# Your task
Pictures stay out of this copy, which runs from the first line of the material through the line containing "const FS = 19.5, LS = 1.1;".

# Source material
--*--

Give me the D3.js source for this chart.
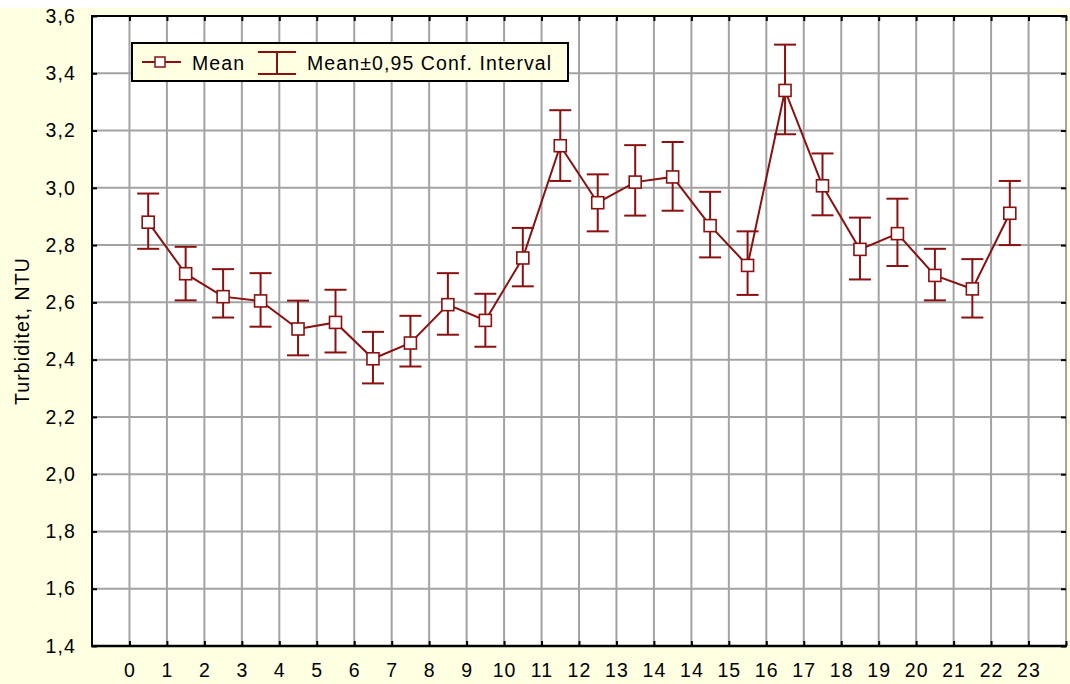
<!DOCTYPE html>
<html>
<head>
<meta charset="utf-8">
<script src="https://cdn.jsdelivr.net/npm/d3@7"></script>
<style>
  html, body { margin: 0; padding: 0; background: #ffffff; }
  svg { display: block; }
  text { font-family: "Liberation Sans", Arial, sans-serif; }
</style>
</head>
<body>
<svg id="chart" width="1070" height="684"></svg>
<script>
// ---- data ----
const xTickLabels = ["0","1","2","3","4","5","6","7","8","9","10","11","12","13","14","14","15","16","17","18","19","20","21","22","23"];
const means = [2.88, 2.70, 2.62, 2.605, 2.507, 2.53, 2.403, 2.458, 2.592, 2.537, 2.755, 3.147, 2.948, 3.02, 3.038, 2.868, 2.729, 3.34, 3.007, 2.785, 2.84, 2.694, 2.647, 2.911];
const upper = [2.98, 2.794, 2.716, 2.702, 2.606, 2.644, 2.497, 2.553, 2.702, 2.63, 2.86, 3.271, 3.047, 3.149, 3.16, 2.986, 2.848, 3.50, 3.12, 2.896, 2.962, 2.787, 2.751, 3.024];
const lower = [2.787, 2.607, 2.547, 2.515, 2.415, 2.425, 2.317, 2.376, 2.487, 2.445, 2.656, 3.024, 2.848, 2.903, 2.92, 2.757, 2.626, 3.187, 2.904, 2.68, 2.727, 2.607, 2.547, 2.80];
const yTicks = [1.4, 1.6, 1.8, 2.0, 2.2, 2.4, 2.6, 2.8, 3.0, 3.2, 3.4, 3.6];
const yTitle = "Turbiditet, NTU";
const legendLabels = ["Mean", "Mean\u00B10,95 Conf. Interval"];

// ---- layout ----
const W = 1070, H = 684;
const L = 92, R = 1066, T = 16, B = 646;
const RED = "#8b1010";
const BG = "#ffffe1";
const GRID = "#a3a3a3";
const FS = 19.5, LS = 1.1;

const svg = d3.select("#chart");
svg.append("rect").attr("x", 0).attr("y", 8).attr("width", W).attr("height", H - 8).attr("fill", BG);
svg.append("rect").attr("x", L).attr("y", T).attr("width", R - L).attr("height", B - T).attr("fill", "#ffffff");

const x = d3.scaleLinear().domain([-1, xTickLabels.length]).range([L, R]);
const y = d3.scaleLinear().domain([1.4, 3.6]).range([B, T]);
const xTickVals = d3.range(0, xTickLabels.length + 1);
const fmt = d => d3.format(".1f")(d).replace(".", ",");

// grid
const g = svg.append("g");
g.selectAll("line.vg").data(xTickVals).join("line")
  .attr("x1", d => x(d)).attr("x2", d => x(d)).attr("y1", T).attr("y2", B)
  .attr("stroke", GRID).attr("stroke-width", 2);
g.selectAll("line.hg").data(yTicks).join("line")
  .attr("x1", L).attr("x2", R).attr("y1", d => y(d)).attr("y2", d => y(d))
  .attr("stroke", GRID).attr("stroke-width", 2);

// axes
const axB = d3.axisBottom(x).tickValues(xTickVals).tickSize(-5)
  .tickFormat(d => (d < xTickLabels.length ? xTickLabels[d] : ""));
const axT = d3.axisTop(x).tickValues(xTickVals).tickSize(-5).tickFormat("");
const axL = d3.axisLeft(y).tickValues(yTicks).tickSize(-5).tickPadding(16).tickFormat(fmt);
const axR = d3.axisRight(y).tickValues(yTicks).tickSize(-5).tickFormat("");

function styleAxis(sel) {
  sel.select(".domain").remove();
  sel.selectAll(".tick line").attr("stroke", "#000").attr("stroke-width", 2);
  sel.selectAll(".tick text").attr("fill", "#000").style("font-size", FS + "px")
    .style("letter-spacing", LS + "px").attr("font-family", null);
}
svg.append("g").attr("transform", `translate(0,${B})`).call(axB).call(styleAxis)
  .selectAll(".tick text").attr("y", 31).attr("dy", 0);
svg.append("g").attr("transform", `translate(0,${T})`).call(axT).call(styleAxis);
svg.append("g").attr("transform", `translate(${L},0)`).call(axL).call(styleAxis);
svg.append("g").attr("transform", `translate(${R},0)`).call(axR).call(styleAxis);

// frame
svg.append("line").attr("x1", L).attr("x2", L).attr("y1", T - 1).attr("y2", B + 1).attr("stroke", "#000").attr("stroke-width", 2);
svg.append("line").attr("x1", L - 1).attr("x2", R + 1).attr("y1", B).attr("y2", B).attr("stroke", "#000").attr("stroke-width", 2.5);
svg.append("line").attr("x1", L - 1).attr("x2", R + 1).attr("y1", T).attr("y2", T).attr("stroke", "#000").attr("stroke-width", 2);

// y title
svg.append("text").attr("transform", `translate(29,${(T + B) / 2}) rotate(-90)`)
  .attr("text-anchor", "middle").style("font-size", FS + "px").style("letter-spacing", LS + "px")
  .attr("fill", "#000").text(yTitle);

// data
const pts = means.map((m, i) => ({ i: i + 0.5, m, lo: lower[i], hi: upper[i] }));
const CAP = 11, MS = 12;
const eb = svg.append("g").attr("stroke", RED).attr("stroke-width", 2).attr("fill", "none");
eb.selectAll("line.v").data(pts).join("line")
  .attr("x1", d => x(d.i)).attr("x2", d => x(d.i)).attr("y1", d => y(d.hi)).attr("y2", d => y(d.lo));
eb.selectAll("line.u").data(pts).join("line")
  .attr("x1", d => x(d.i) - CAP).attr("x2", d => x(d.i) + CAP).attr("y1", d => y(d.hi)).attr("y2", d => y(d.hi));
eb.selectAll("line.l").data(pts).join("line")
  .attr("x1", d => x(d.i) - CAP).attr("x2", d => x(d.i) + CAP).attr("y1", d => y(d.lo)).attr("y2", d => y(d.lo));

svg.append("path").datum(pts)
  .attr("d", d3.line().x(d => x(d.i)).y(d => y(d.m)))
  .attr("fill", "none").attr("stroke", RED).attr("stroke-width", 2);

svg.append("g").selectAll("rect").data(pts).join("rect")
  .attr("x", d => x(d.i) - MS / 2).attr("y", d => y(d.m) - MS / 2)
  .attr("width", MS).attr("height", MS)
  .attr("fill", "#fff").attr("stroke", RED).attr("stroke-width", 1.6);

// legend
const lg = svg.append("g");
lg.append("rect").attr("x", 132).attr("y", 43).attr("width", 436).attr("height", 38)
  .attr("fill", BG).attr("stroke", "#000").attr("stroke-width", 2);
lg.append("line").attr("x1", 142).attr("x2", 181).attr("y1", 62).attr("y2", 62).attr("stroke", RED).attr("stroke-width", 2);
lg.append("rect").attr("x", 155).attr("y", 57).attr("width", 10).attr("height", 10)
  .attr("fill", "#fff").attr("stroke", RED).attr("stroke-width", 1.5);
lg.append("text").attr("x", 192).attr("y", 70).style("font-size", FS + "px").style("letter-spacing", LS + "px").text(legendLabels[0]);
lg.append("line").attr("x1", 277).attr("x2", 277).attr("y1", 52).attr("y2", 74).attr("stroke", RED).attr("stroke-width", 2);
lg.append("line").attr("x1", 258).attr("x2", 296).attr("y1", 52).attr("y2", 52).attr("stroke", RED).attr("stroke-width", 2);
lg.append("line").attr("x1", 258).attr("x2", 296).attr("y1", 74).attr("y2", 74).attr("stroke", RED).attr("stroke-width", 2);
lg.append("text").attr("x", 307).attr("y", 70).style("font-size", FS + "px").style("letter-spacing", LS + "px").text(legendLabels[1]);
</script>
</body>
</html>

--*--

# Response to the task
Give me the D3.js source for this chart.
<!DOCTYPE html>
<html>
<head>
<meta charset="utf-8">
<script src="https://cdn.jsdelivr.net/npm/d3@7"></script>
<style>
  html, body { margin: 0; padding: 0; background: #ffffff; }
  svg { display: block; }
  text { font-family: "Liberation Sans", Arial, sans-serif; }
</style>
</head>
<body>
<svg id="chart" width="1070" height="684"></svg>
<script>
// ---- data ----
const xTickLabels = ["0","1","2","3","4","5","6","7","8","9","10","11","12","13","14","14","15","16","17","18","19","20","21","22","23"];
const means = [2.88, 2.70, 2.62, 2.605, 2.507, 2.53, 2.403, 2.458, 2.592, 2.537, 2.755, 3.147, 2.948, 3.02, 3.038, 2.868, 2.729, 3.34, 3.007, 2.785, 2.84, 2.694, 2.647, 2.911];
const upper = [2.98, 2.794, 2.716, 2.702, 2.606, 2.644, 2.497, 2.553, 2.702, 2.63, 2.86, 3.271, 3.047, 3.149, 3.16, 2.986, 2.848, 3.50, 3.12, 2.896, 2.962, 2.787, 2.751, 3.024];
const lower = [2.787, 2.607, 2.547, 2.515, 2.415, 2.425, 2.317, 2.376, 2.487, 2.445, 2.656, 3.024, 2.848, 2.903, 2.92, 2.757, 2.626, 3.187, 2.904, 2.68, 2.727, 2.607, 2.547, 2.80];
const yTicks = [1.4, 1.6, 1.8, 2.0, 2.2, 2.4, 2.6, 2.8, 3.0, 3.2, 3.4, 3.6];
const yTitle = "Turbiditet, NTU";
const legendLabels = ["Mean", "Mean\u00B10,95 Conf. Interval"];

// ---- layout ----
const W = 1070, H = 684;
const L = 92, R = 1066, T = 16, B = 646;
const RED = "#8b1010";
const BG = "#ffffe1";
const GRID = "#a3a3a3";
const FS = 19.5, LS = 1.1;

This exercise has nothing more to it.